## Given instruction
Quote word for word the lines below, beginning with the first and ending with the one that has "const Y_TICKS = [0, 0.25, 0.5, 0.75, 1.0, 1.25, 1.5, 1.75];". Drop the pictures.

::: Given records :::

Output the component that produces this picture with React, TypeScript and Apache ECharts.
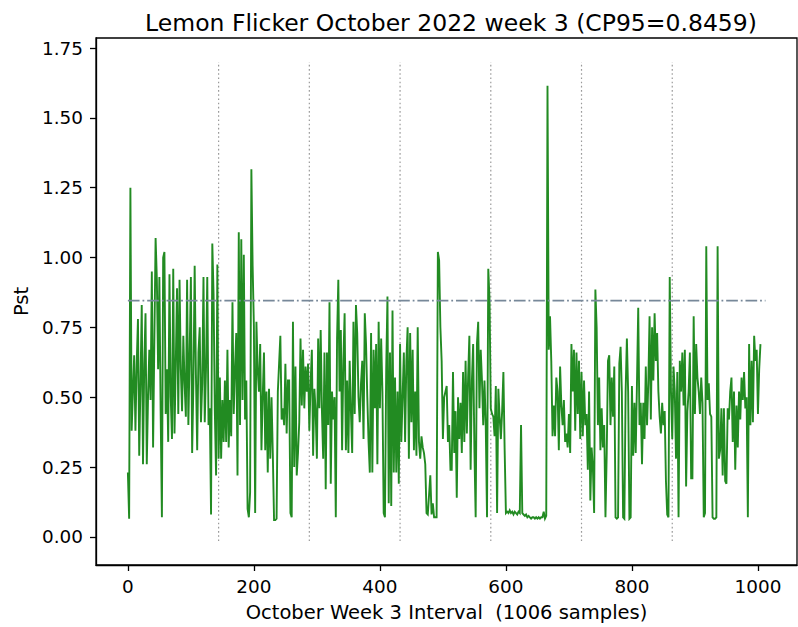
import React, { useEffect, useRef } from "react";
import * as echarts from "echarts";

const TITLE = "Lemon Flicker October 2022 week 3 (CP95=0.8459)";
const X_LABEL = "October Week 3 Interval  (1006 samples)";
const Y_LABEL = "Pst";
const CP95 = 0.8459;
const CP95_SPAN = [0, 1012];
const SAMPLE_STEP = 2;
const DAY_BOUNDARIES = [144, 288, 432, 576, 720, 864];
const BOUNDARY_SPAN = [-0.015, 1.7];
const X_TICKS = [0, 200, 400, 600, 800, 1000];
const Y_TICKS = [0, 0.25, 0.5, 0.75, 1.0, 1.25, 1.5, 1.75];

// Pst readings, every 2nd interval, grouped in segments (start = interval index)
const seg0Start = 0;
const pstSeg0 = [
  0.23, 0.065, 1.25, 0.38, 0.52, 0.65, 0.38, 0.62, 0.78, 0.29,
  0.55, 0.83, 0.26, 0.62, 0.8, 0.26, 0.5, 0.67, 0.49, 0.95,
  0.32, 0.7, 1.07, 0.92, 0.6, 0.93, 0.45, 0.07, 1.0, 1.02,
  0.44, 0.6, 0.34, 0.94, 0.5, 0.35, 0.96, 0.37, 0.62, 0.89,
  0.44, 0.92, 0.6, 0.45, 0.72, 0.55, 0.43, 0.92, 0.4, 0.65,
  0.93, 0.3, 0.55, 0.97, 0.58, 0.31, 0.66, 0.75, 0.41, 0.55,
  0.93, 0.41, 0.6, 0.93,
];
const seg1Start = 128;
const pstSeg1 = [
  0.4, 0.46, 0.08, 1.05, 0.87, 0.45, 0.22, 0.975, 0.28, 0.57,
  0.28, 0.49, 0.34, 0.56, 0.34, 0.67, 0.32, 0.49, 0.36, 0.84,
  0.44, 0.6, 0.73, 0.22, 1.09, 0.4, 1.065, 0.49, 1.01, 0.42,
  0.56, 0.1, 0.07, 0.16, 1.316, 0.97, 0.755, 0.085, 0.77, 0.6,
  0.52, 0.69, 0.31, 0.5, 0.66, 0.31, 0.52, 0.23, 0.53, 0.28,
  0.5, 0.3, 0.06, 0.06, 0.065, 0.52, 0.62, 0.72, 0.42, 0.46,
  0.4, 0.62, 0.37, 0.56,
];
const seg2Start = 256;
const pstSeg2 = [
  0.56, 0.085, 0.07, 0.77, 0.25, 0.61, 0.22, 0.3, 0.41, 0.71,
  0.47, 0.67, 0.46, 0.61, 0.52, 0.62, 0.38, 0.55, 0.67, 0.29,
  0.53, 0.45, 0.28, 0.71, 0.46, 0.74, 0.45, 0.28, 0.66, 0.17,
  0.66, 0.4, 0.84, 0.19, 0.52, 0.42, 0.5, 0.07, 0.71, 0.92,
  0.52, 0.74, 0.31, 0.63, 0.8, 0.31, 0.56, 0.3, 0.63, 0.45,
  0.3, 0.77, 0.44, 0.83, 0.73, 0.5, 0.41, 0.55, 0.63, 0.35,
  0.8, 0.69, 0.5, 0.34,
];
const seg3Start = 384;
const pstSeg3 = [
  0.23, 0.73, 0.23, 0.67, 0.46, 0.69, 0.26, 0.77, 0.46, 0.71,
  0.52, 0.085, 0.07, 0.6, 0.86, 0.12, 0.66, 0.11, 0.81, 0.23,
  0.57, 0.23, 0.52, 0.19, 0.69, 0.34, 0.5, 0.66, 0.34, 0.63,
  0.75, 0.28, 0.73, 0.41, 0.67, 0.31, 0.52, 0.29, 0.75, 0.34,
  0.28, 0.36, 0.32, 0.3, 0.26, 0.085, 0.08, 0.15, 0.22, 0.08,
  0.12, 0.07, 0.07, 0.07, 1.02, 0.99, 0.75, 0.63, 0.35, 0.5,
  0.52, 0.54, 0.34,
];
const seg4Start = 510;
const pstSeg4 = [
  0.4, 0.24, 0.24, 0.59, 0.3, 0.45, 0.14, 0.5, 0.35, 0.48,
  0.3, 0.59, 0.34, 0.63, 0.37, 0.57, 0.72, 0.24, 0.56, 0.69,
  0.31, 0.07, 0.69, 0.77, 0.46, 0.67, 0.56, 0.4, 0.56, 0.4,
  0.07, 0.96, 0.85, 0.46, 0.44, 0.43, 0.36, 0.54, 0.085, 0.53,
  0.43, 0.35, 0.45, 0.59, 0.31, 0.085, 0.09, 0.085, 0.095, 0.085,
  0.09, 0.08, 0.09, 0.085, 0.08, 0.09, 0.085, 0.4, 0.085, 0.08,
  0.075, 0.08, 0.07,
];
const seg5Start = 636;
const pstSeg5 = [
  0.075, 0.07, 0.065, 0.07, 0.07, 0.065, 0.07, 0.065, 0.07, 0.065,
  0.07, 0.07, 0.09, 0.065, 0.075, 1.615, 0.67, 0.79, 0.63, 0.36,
  0.47, 0.36, 0.57, 0.52, 0.31, 0.61, 0.47, 0.4, 0.49, 0.34,
  0.37, 0.32, 0.44, 0.3, 0.69, 0.52, 0.67, 0.38, 0.66, 0.44,
  0.63, 0.35, 0.59, 0.36, 0.56, 0.4, 0.44, 0.24, 0.52, 0.13,
  0.32, 0.25, 0.085, 0.885, 0.75, 0.4, 0.57, 0.31, 0.46, 0.32,
  0.4, 0.07, 0.3, 0.63,
];
const seg6Start = 764;
const pstSeg6 = [
  0.65, 0.4, 0.57, 0.43, 0.61, 0.07, 0.065, 0.07, 0.62, 0.68,
  0.52, 0.07, 0.065, 0.52, 0.71, 0.52, 0.065, 0.07, 0.54, 0.29,
  0.48, 0.3, 0.55, 0.82, 0.4, 0.48, 0.26, 0.48, 0.35, 0.61,
  0.4, 0.55, 0.79, 0.42, 0.75, 0.56, 0.8, 0.63, 0.73, 0.52,
  0.43, 0.37, 0.48, 0.4, 0.45, 0.2, 0.08, 0.07, 0.93, 0.52,
  0.35, 0.61, 0.52, 0.28, 0.59, 0.07, 0.63, 0.52, 0.66, 0.47,
  0.67, 0.18, 0.45,
];
const seg7Start = 890;
const pstSeg7 = [
  0.52, 0.66, 0.21, 0.21, 0.79, 0.44, 0.69, 0.57, 0.52, 0.44,
  0.57, 0.48, 0.07, 0.085, 1.04, 0.49, 0.55, 0.44, 0.43, 0.07,
  0.065, 0.065, 0.07, 1.04, 0.28, 0.31, 0.46, 0.22, 0.46, 0.2,
  0.19, 0.46, 0.42, 0.52, 0.57, 0.34, 0.52, 0.24, 0.47, 0.32,
  0.52, 0.42, 0.57, 0.49, 0.59, 0.46, 0.5, 0.07, 0.69, 0.4,
  0.63, 0.41, 0.72, 0.63, 0.67, 0.44, 0.6, 0.69,
];

const SEGMENTS: [number, number[]][] = [
  [seg0Start, pstSeg0],
  [seg1Start, pstSeg1],
  [seg2Start, pstSeg2],
  [seg3Start, pstSeg3],
  [seg4Start, pstSeg4],
  [seg5Start, pstSeg5],
  [seg6Start, pstSeg6],
  [seg7Start, pstSeg7],
];

const FONT = "'DejaVu Sans', 'Liberation Sans', sans-serif";

export default function App() {
  const ref = useRef<HTMLDivElement>(null);

  useEffect(() => {
    if (!ref.current) return;
    const chart = echarts.init(ref.current, null, { renderer: "svg" });

    const pstData: [number, number][] = [];
    SEGMENTS.forEach(([start, vals]) => {
      vals.forEach((v, i) => pstData.push([start + i * SAMPLE_STEP, v]));
    });

    const boundarySeries = DAY_BOUNDARIES.map((b) => ({
      type: "line",
      data: [
        [b, BOUNDARY_SPAN[0]],
        [b, BOUNDARY_SPAN[1]],
      ],
      symbol: "none",
      silent: true,
      z: 1,
      lineStyle: { color: "#9a9a9a", width: 1.2, type: [1.6, 2.6] },
    }));

    const axisLine = { show: true, onZero: false, lineStyle: { color: "#000", width: 1.3 } };

    chart.setOption({
      animation: false,
      backgroundColor: "#fff",
      title: {
        text: TITLE,
        left: 446,
        top: 6,
        textAlign: "center",
        textStyle: { fontFamily: FONT, fontSize: 23.5, fontWeight: "normal", color: "#000" },
      },
      grid: {
        left: 96,
        right: 1,
        top: 38,
        bottom: 61,
        show: true,
        borderColor: "#000",
        borderWidth: 1.3,
        backgroundColor: "transparent",
      },
      xAxis: {
        type: "value",
        min: -50.6,
        max: 1062,
        name: X_LABEL,
        nameLocation: "middle",
        nameGap: 37,
        nameTextStyle: { fontFamily: FONT, fontSize: 19.5, color: "#000" },
        axisLine,
        axisTick: { show: true, length: 6, customValues: X_TICKS, lineStyle: { color: "#000", width: 1.3 } },
        axisLabel: {
          customValues: X_TICKS,
          formatter: (v: number) => String(v),
          fontFamily: FONT,
          fontSize: 18.4,
          color: "#000",
          margin: 12,
        },
        splitLine: { show: false },
      },
      yAxis: {
        type: "value",
        min: -0.1008,
        max: 1.7858,
        name: Y_LABEL,
        nameLocation: "middle",
        nameRotate: 90,
        nameGap: 63,
        nameTextStyle: { fontFamily: FONT, fontSize: 19.5, color: "#000" },
        axisLine,
        axisTick: { show: true, length: 6, customValues: Y_TICKS, lineStyle: { color: "#000", width: 1.3 } },
        axisLabel: {
          customValues: Y_TICKS,
          formatter: (v: number) => v.toFixed(2),
          fontFamily: FONT,
          fontSize: 18.4,
          color: "#000",
          margin: 13,
        },
        splitLine: { show: false },
      },
      series: [
        ...boundarySeries,
        {
          type: "line",
          data: pstData,
          symbol: "none",
          z: 3,
          lineStyle: { color: "#228B22", width: 1.9, join: "miter" },
        },
        {
          type: "line",
          data: [
            [CP95_SPAN[0], CP95],
            [CP95_SPAN[1], CP95],
          ],
          symbol: "none",
          z: 4,
          lineStyle: { color: "#778899", width: 1.8, type: [11.7, 2.9, 1.8, 2.9] },
        },
      ],
    });

    return () => chart.dispose();
  }, []);

  return (
    <div
      ref={ref}
      style={{ position: "fixed", left: 0, top: 0, width: 798, height: 627, background: "#fff" }}
    />
  );
}
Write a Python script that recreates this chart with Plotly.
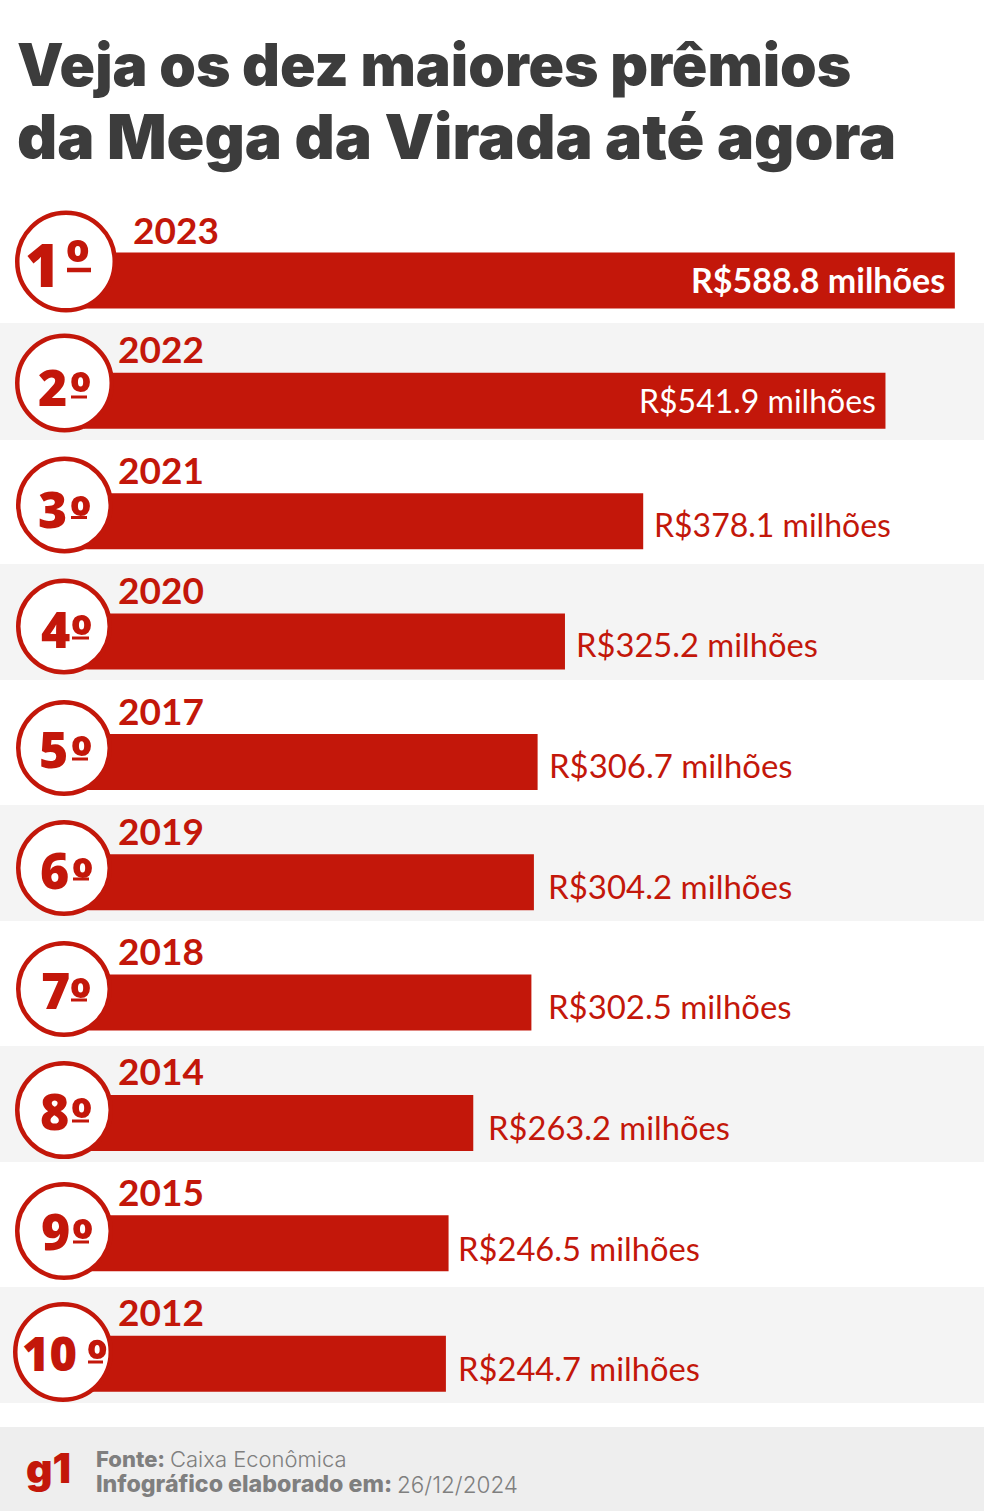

:::

## Problem solution
Output the component that produces this picture with React, TypeScript and Apache ECharts.
import React, { useEffect, useRef } from "react";
import * as echarts from "echarts";

const TITLE = "Lemon Flicker October 2022 week 3 (CP95=0.8459)";
const X_LABEL = "October Week 3 Interval  (1006 samples)";
const Y_LABEL = "Pst";
const CP95 = 0.8459;
const CP95_SPAN = [0, 1012];
const SAMPLE_STEP = 2;
const DAY_BOUNDARIES = [144, 288, 432, 576, 720, 864];
const BOUNDARY_SPAN = [-0.015, 1.7];
const X_TICKS = [0, 200, 400, 600, 800, 1000];
const Y_TICKS = [0, 0.25, 0.5, 0.75, 1.0, 1.25, 1.5, 1.75];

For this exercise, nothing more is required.